- [Exercise]
Exactly retype the lines from the top of the data through the line containing "from matplotlib.ticker import", leaving out every picture.

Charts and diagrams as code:

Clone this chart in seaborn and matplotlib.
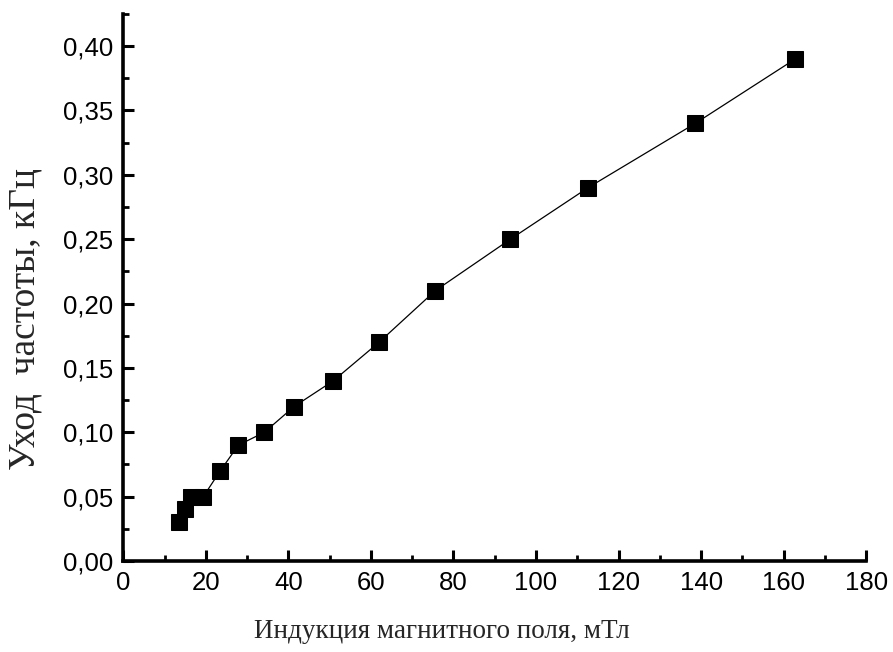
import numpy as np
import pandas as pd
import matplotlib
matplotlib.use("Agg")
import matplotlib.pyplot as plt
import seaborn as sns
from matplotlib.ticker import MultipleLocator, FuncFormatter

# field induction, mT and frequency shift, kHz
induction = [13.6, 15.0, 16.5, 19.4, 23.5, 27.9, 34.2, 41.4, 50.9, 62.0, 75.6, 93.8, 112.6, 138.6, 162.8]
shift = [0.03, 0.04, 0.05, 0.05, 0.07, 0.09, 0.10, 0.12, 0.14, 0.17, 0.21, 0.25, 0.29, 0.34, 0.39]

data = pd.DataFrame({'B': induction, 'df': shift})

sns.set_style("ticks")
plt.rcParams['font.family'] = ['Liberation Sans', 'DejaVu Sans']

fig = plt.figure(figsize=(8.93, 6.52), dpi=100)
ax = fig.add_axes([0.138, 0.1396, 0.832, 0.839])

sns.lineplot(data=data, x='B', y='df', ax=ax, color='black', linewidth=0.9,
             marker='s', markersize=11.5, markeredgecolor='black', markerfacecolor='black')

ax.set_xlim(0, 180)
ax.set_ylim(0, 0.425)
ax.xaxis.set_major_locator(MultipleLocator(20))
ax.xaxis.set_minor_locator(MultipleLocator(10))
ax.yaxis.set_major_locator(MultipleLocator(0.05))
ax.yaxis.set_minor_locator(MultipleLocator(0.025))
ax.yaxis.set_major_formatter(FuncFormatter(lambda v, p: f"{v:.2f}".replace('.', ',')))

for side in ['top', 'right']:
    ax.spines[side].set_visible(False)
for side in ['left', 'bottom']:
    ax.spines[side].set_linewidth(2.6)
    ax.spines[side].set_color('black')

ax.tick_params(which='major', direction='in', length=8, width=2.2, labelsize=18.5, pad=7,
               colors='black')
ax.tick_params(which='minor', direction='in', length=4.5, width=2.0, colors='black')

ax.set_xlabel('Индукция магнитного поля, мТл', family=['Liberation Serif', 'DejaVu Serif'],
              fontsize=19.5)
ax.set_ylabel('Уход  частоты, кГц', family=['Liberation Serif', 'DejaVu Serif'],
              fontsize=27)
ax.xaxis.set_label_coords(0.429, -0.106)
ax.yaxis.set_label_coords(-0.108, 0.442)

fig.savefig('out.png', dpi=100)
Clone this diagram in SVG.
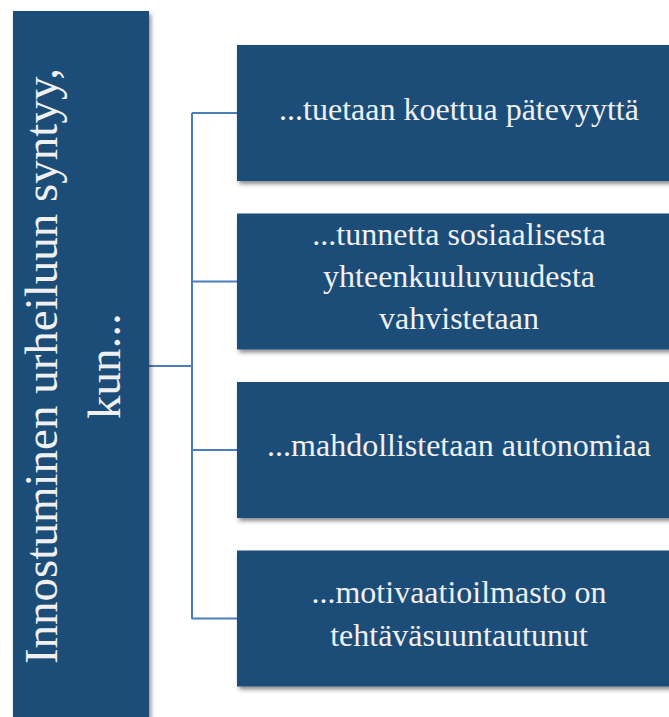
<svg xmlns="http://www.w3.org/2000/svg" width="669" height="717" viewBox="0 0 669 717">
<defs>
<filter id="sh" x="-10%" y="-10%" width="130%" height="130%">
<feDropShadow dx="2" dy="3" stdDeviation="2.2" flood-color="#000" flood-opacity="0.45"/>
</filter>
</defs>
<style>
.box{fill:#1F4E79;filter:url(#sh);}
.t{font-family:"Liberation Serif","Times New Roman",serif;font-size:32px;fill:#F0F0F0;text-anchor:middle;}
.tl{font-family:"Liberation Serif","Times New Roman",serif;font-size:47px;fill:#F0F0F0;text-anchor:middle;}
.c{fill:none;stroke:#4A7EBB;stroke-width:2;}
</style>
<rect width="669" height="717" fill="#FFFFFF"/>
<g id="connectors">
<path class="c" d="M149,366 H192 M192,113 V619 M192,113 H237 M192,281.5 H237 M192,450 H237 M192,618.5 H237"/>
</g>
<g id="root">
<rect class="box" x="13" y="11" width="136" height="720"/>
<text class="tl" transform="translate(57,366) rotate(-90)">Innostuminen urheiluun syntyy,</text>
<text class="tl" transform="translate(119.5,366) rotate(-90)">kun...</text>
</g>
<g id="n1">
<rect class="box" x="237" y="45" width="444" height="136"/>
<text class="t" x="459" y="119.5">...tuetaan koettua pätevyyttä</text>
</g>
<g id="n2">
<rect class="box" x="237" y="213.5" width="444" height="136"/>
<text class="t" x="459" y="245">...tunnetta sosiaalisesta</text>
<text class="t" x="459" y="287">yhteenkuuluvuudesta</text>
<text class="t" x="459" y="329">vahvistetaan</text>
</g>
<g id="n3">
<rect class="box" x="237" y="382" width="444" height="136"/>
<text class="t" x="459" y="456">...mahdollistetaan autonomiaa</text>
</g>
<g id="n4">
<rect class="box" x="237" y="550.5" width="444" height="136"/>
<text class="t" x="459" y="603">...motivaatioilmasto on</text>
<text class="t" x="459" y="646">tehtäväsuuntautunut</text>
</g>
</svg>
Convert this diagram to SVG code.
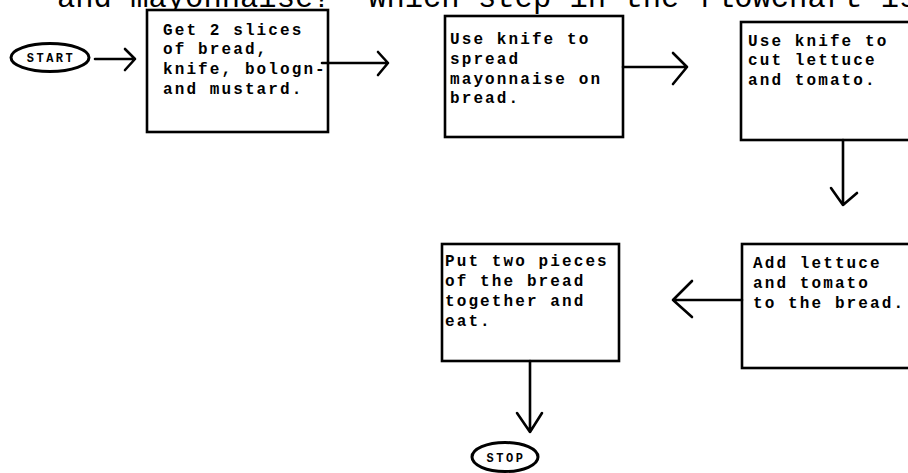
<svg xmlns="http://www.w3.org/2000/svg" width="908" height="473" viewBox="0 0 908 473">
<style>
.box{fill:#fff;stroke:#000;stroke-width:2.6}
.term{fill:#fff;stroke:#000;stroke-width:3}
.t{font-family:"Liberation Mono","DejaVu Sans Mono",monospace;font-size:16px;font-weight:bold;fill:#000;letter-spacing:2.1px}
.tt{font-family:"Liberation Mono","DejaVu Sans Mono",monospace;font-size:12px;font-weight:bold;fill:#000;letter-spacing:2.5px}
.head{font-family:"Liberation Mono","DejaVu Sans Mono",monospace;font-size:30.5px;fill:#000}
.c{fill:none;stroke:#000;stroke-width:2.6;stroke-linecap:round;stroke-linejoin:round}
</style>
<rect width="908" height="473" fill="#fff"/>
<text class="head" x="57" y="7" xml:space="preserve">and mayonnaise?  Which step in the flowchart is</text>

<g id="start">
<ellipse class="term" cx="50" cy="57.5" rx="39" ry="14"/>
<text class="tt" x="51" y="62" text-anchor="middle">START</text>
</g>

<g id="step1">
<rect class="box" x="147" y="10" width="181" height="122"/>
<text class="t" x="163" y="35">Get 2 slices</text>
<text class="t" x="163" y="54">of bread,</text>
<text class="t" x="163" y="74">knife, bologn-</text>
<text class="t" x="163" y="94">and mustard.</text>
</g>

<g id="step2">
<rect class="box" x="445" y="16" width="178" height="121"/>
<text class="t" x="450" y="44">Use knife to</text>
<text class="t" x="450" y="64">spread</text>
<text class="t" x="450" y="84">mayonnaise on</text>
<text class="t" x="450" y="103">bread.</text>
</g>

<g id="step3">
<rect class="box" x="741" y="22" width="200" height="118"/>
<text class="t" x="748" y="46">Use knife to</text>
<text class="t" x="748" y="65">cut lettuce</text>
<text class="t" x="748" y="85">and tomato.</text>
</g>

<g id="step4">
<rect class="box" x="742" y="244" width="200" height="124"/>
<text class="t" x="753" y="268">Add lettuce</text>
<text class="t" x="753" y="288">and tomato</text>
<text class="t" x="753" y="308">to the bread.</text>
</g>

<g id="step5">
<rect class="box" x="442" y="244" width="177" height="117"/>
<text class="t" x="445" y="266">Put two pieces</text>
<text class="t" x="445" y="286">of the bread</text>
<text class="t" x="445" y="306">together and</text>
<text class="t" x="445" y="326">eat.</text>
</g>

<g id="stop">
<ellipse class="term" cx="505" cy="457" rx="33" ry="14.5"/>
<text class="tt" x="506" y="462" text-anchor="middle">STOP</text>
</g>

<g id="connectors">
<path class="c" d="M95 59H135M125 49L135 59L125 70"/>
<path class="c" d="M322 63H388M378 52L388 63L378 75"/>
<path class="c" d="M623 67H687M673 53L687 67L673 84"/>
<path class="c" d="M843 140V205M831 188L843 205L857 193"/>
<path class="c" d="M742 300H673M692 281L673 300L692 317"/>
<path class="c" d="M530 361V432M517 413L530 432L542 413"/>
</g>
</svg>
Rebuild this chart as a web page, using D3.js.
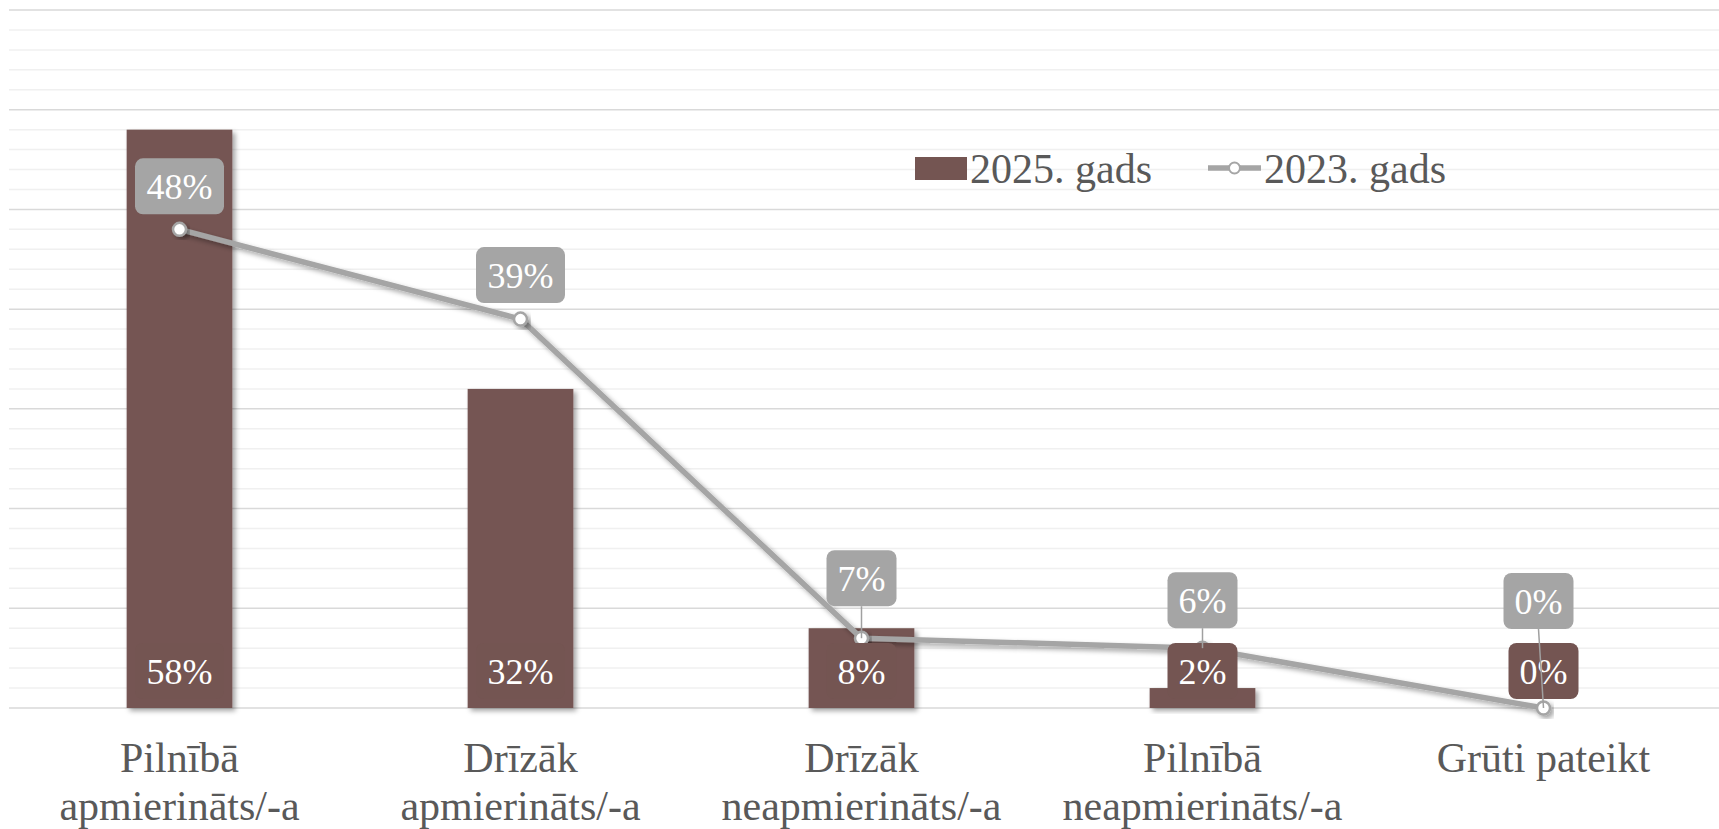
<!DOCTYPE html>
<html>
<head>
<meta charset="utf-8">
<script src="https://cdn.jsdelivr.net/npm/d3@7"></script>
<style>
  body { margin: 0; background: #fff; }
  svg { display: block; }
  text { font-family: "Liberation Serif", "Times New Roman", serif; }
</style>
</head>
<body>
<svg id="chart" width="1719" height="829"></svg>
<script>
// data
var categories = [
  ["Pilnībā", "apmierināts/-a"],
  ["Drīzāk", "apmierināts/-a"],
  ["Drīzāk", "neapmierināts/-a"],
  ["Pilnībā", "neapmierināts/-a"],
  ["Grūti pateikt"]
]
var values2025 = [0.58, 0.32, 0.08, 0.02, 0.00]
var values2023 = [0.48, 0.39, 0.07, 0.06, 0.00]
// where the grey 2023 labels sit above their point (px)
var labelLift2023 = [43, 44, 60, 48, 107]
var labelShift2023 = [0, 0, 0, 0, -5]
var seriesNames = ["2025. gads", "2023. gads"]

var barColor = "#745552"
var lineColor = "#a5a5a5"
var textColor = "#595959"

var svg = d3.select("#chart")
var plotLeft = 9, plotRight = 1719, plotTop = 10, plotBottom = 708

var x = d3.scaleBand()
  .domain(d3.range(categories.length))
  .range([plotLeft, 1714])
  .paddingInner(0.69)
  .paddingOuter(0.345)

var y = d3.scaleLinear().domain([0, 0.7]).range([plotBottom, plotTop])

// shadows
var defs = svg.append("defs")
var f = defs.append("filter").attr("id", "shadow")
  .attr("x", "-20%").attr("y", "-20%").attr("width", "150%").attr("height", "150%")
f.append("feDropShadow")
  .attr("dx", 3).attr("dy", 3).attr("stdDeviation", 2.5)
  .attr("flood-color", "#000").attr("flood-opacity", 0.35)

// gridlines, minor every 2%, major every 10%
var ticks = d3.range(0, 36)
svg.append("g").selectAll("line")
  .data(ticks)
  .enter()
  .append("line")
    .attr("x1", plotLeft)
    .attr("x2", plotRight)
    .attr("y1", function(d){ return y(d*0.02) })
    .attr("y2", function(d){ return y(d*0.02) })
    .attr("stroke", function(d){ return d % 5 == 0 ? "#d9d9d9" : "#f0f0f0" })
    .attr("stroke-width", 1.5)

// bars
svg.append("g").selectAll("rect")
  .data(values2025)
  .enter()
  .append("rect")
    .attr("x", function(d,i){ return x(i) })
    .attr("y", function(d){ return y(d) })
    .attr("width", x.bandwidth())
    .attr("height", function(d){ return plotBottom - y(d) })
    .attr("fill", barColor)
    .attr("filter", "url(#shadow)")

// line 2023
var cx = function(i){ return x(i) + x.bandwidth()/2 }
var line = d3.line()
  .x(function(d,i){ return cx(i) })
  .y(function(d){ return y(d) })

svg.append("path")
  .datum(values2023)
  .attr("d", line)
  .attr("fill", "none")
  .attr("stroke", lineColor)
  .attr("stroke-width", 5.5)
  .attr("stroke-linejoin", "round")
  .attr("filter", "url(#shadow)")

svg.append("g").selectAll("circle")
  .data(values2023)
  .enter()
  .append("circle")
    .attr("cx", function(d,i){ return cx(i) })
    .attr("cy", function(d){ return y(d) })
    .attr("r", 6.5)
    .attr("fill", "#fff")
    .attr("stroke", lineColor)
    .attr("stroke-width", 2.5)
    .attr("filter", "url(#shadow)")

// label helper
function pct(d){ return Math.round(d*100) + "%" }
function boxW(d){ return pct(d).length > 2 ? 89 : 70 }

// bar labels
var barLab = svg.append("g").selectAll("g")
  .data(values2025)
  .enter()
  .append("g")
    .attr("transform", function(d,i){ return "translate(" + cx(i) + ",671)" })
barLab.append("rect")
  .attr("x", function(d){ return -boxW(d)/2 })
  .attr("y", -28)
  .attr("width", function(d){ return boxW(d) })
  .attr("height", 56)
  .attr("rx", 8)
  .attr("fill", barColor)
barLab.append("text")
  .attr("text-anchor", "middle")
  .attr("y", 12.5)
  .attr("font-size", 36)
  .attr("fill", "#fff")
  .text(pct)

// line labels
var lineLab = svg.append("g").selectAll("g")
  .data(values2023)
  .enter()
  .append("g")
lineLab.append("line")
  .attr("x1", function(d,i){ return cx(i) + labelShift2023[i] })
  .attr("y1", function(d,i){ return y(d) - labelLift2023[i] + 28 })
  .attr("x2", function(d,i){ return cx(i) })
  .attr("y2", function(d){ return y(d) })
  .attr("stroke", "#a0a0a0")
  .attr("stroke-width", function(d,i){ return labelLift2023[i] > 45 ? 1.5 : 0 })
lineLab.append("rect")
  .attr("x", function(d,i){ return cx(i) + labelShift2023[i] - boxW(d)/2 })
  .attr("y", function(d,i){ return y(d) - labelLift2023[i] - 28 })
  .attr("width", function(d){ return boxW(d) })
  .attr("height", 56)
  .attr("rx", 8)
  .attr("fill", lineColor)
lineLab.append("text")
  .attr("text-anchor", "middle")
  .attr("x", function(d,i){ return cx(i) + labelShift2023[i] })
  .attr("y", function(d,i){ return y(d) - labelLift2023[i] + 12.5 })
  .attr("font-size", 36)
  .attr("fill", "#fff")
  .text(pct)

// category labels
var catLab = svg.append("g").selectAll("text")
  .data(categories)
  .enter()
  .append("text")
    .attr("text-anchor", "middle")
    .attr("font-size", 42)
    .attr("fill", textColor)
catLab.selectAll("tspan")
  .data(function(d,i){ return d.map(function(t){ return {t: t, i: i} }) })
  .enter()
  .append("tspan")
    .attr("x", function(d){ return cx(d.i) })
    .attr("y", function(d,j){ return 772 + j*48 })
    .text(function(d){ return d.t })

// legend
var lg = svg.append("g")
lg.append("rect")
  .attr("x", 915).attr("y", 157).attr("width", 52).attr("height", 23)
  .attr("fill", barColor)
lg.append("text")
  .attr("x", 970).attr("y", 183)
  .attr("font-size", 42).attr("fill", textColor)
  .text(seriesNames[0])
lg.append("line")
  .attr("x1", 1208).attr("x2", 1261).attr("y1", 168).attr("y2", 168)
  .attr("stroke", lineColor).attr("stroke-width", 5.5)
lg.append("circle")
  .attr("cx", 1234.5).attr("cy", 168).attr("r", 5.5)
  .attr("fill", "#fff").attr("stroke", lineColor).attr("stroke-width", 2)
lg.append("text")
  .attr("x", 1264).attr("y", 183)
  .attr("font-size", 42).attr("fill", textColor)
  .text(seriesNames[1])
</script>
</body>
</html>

- [Exercise output]
Clone this chart in seaborn and matplotlib.
import numpy as np
import pandas as pd
import matplotlib
matplotlib.use("Agg")
import matplotlib.pyplot as plt
import seaborn as sns
from matplotlib.ticker import MultipleLocator, FuncFormatter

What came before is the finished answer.